>> start SUPPLIED ENTRIES
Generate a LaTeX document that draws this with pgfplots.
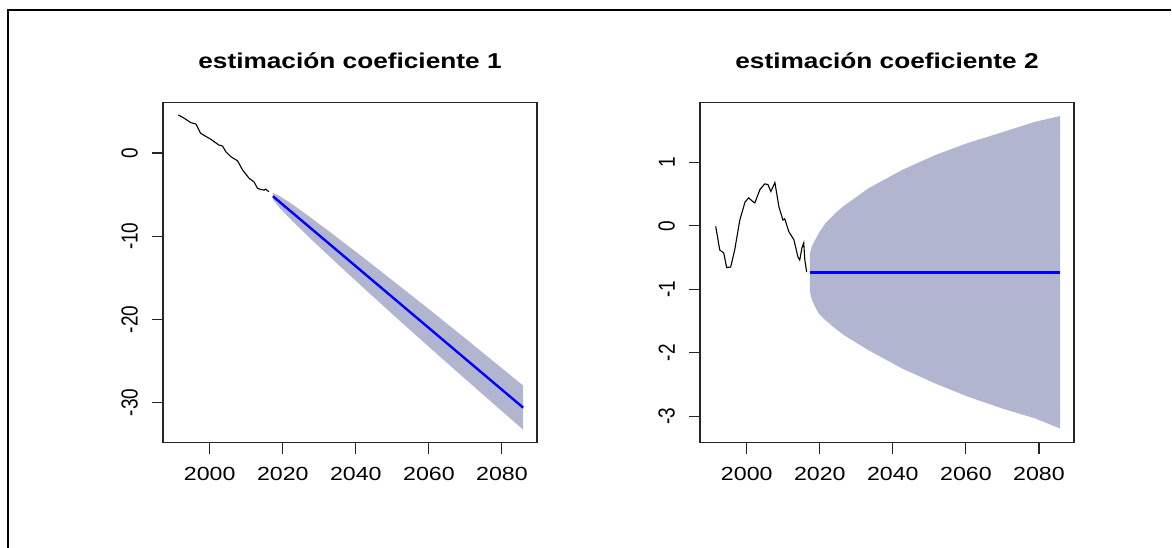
\documentclass[border=0pt]{standalone}
\usepackage{fontspec}
\setmainfont{Liberation Sans}
\usepackage{graphicx}
\usepackage{pgfplots}
\pgfplotsset{compat=1.18}
\definecolor{band}{RGB}{178,181,207}
\newcommand{\sx}[1]{\scalebox{1.22}[1]{#1}}
\newcommand{\sy}[1]{\scalebox{1.22}[1]{\rotatebox{90}{#1}}}
\pgfplotsset{myax/.style={
  scale only axis, width=374bp, height=340bp,
  xmin=1987.2, xmax=2089.6,
  axis line style={line width=1.1bp, color=black!85},
  every tick/.style={line width=1.1bp, color=black!85},
  tick align=outside, major tick length=11bp,
  xtick pos=bottom, ytick pos=left,
  xtick={2000,2020,2040,2060,2080},
  xticklabels={\sx{2000},\sx{2020},\sx{2040},\sx{2060},\sx{2080}},
  tick label style={font=\fontsize{19bp}{21bp}\selectfont, inner sep=0pt},
  xticklabel style={anchor=north, yshift=-13bp},
  yticklabel style={anchor=east, xshift=-14bp},
  title style={at={(axis description cs:0.5,1)}, anchor=base, yshift=28.5bp,
    font=\fontsize{21.5bp}{24bp}\selectfont\bfseries, inner sep=0pt},
}}
\begin{document}
\begin{tikzpicture}[x=1bp,y=1bp]
\path[use as bounding box] (0,0) rectangle (1172,-548);
\draw[line width=2.5bp] (8,-548) -- (8,-10) -- (1170.5,-10);

\begin{axis}[myax, at={(163bp,-442.7bp)}, anchor=south west,
  ymin=-34.83, ymax=6.05,
  ytick={-30,-20,-10,0},
  yticklabels={\sy{-30},\sy{-20},\sy{-10},\sy{0}},
  title={\sx{estimación coeficiente 1}}]
\addplot[fill=band, draw=none] coordinates {
 (2017.3,-4.80) (2018.7,-5.07) (2021.5,-5.84) (2024.2,-6.66) (2028.8,-8.14)
 (2033.3,-9.62) (2042.5,-12.72) (2051.6,-15.86) (2060.7,-19.02) (2069.9,-22.27)
 (2079.0,-25.52) (2085.8,-27.96)
 (2085.8,-33.26) (2079.0,-30.66) (2069.9,-27.15) (2060.7,-23.58) (2051.6,-20.00)
 (2042.5,-16.38) (2033.3,-12.66) (2028.8,-10.80) (2024.2,-8.86) (2021.5,-7.68)
 (2018.7,-6.37) (2017.3,-5.60)} -- cycle;
\addplot[black, line width=1.1bp] coordinates {
 (1991.4,4.58) (1993.0,4.18) (1994.8,3.65) (1996.2,3.49) (1997.5,2.37)
 (2000.3,1.65) (2002.5,0.96) (2003.5,0.84) (2004.4,0.16) (2005.8,-0.45)
 (2007.6,-0.93) (2009.0,-2.05) (2010.8,-3.05) (2012.1,-3.46) (2013.1,-4.26)
 (2014.0,-4.39) (2014.9,-4.46) (2015.3,-4.34) (2016.2,-4.66)};
\addplot[blue, line width=2.4bp] coordinates {
 (2017.3,-5.2) (2030,-9.91) (2040,-13.62) (2050,-17.33) (2060,-21.04)
 (2070,-24.75) (2085.8,-30.61)};
\end{axis}

\begin{axis}[myax, at={(700bp,-442.7bp)}, anchor=south west,
  ymin=-3.42, ymax=1.94,
  ytick={-3,-2,-1,0,1},
  yticklabels={\sy{-3},\sy{-2},\sy{-1},\sy{0},\sy{1}},
  title={\sx{estimación coeficiente 2}}]
\addplot[fill=band, draw=none] coordinates {
 (2017.3,-0.435) (2017.8,-0.33) (2018.7,-0.226) (2019.8,-0.11) (2021.5,0.038)
 (2023.0,0.125) (2024.2,0.196) (2026.5,0.31) (2028.8,0.405)
 (2033.3,0.590) (2042.5,0.879) (2051.6,1.115) (2060.7,1.309) (2069.9,1.473)
 (2079.0,1.640) (2085.8,1.730)
 (2085.8,-3.196) (2079.0,-3.038) (2069.9,-2.880) (2060.7,-2.697) (2051.6,-2.486)
 (2042.5,-2.249) (2033.3,-1.961) (2028.8,-1.803) (2026.5,-1.72) (2024.2,-1.618)
 (2023.0,-1.56) (2021.5,-1.487) (2019.8,-1.39) (2018.7,-1.278) (2017.8,-1.16)
 (2017.3,-1.041)} -- cycle;
\addplot[black, line width=1.1bp] coordinates {
 (1991.5,-0.01) (1992.6,-0.38) (1993.7,-0.43) (1994.5,-0.66) (1995.6,-0.65)
 (1996.7,-0.38) (1998.1,0.09) (1999.5,0.37) (2000.5,0.44) (2001.9,0.37)
 (2002.2,0.36) (2003.6,0.57) (2004.9,0.66) (2005.8,0.65) (2006.6,0.54)
 (2007.7,0.68) (2008.8,0.30) (2009.9,0.09) (2010.4,0.11) (2011.5,-0.09)
 (2012.9,-0.22) (2014.0,-0.49) (2014.5,-0.54) (2015.1,-0.35) (2015.6,-0.27)
 (2015.9,-0.54) (2016.4,-0.73)};
\addplot[blue, line width=2.4bp] coordinates {(2017.3,-0.735) (2085.8,-0.735)};
\end{axis}
\end{tikzpicture}
\end{document}
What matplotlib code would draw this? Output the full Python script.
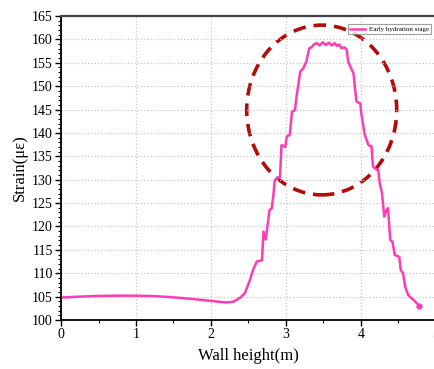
import matplotlib
matplotlib.use('Agg')
import matplotlib.pyplot as plt
import numpy as np
from matplotlib.patches import Ellipse
from matplotlib.ticker import MultipleLocator

plt.rcParams['font.family'] = ['Liberation Serif', 'DejaVu Serif']

# strain along wall height
height = [0.0, 0.25, 0.5, 0.75, 1.0, 1.25, 1.5, 1.75, 2.0, 2.1, 2.2, 2.3,
          2.39, 2.45, 2.52, 2.56, 2.61, 2.68, 2.70, 2.73, 2.78, 2.81, 2.83, 2.85,
          2.92, 2.94, 2.99, 3.01, 3.05, 3.08, 3.12, 3.14, 3.19, 3.23, 3.27, 3.31,
          3.34, 3.37, 3.41, 3.45, 3.49, 3.53, 3.57, 3.61, 3.65, 3.68, 3.71, 3.74,
          3.78, 3.81, 3.83, 3.90, 3.92, 3.94, 3.99, 4.01, 4.05, 4.10, 4.14, 4.16,
          4.21, 4.23, 4.25, 4.28, 4.31, 4.34, 4.36, 4.39, 4.42, 4.45, 4.51, 4.53,
          4.56, 4.59, 4.63, 4.70, 4.78]
strain = [104.8, 105.0, 105.15, 105.2, 105.2, 105.1, 104.85, 104.5, 104.1, 103.9, 103.75, 103.9,
          104.8, 105.7, 108.6, 110.7, 112.5, 112.8, 118.9, 117.2, 123.5, 123.9, 126.4, 129.9,
          130.6, 137.4, 137.0, 139.2, 139.6, 144.5, 144.9, 147.7, 153.1, 153.8, 155.2, 158.1,
          158.3, 158.9, 159.2, 158.7, 159.4, 158.8, 159.3, 158.7, 159.2, 158.6, 158.9, 158.1,
          158.3, 157.7, 155.2, 152.7, 149.5, 146.7, 146.3, 143.5, 139.6, 137.4, 137.1, 132.8,
          132.1, 132.1, 129.2, 127.1, 122.1, 123.5, 123.9, 117.1, 116.7, 113.9, 113.5, 110.7,
          110.0, 107.1, 105.3, 104.3, 103.0]

fig = plt.figure(figsize=(4.35, 3.69), dpi=100)
ax = fig.add_axes([61 / 435, 1 - 320 / 369, 375 / 435, 304 / 369])

ax.plot(height, strain, color='#ff3cb4', lw=1.8, label='Early hydration stage')
ax.plot(height[-1], strain[-1], 'o', color='#ff3cb4', ms=3.5)

ell = Ellipse((3.476, 144.9), 2.0, 36.3, fill=False, edgecolor='#b40a0a',
              lw=2.6, ls=(0, (3.5, 2.2)))
ax.add_patch(ell)

ax.set_xlim(0, 5)
ax.set_ylim(100, 165)
ax.xaxis.set_major_locator(MultipleLocator(1))
ax.xaxis.set_minor_locator(MultipleLocator(0.5))
ax.yaxis.set_major_locator(MultipleLocator(5))
ax.yaxis.set_minor_locator(MultipleLocator(1))
ax.tick_params(which='major', direction='out', length=4, width=1, labelsize=10, pad=2)
ax.tick_params(which='minor', direction='out', length=2, width=0.8)
ax.grid(True, which='major', color='#c8c8c8', ls=':', lw=0.9)

for s in ['left', 'bottom']:
    ax.spines[s].set_linewidth(1.3)
ax.spines['top'].set_linewidth(1.6)
ax.spines['top'].set_color('#444444')
ax.spines['right'].set_visible(False)

ax.set_xlabel('Wall height(m)', fontsize=12, labelpad=5)
ax.set_ylabel('Strain(με)', fontsize=12, labelpad=3)

leg = ax.legend(loc='upper right', bbox_to_anchor=(0.995, 0.985), fontsize=5,
                frameon=True, fancybox=False, edgecolor='#888888',
                handlelength=2.2, borderpad=0.3, handletextpad=0.5)
leg.get_frame().set_linewidth(0.8)

fig.savefig('out.png', dpi=100)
>> end SUPPLIED ENTRIES
EXERCISE TASK:
Extract the stretch of lines that begins at the line with "What matplotlib code" and ends at the line with "plt.rcParams['font.family'] = ['Liberation", inclusive. Omit every picture.

FINISHED EXERCISE:
What matplotlib code would draw this? Output the full Python script.
import matplotlib
matplotlib.use('Agg')
import matplotlib.pyplot as plt
import numpy as np
from matplotlib.patches import Ellipse
from matplotlib.ticker import MultipleLocator

plt.rcParams['font.family'] = ['Liberation Serif', 'DejaVu Serif']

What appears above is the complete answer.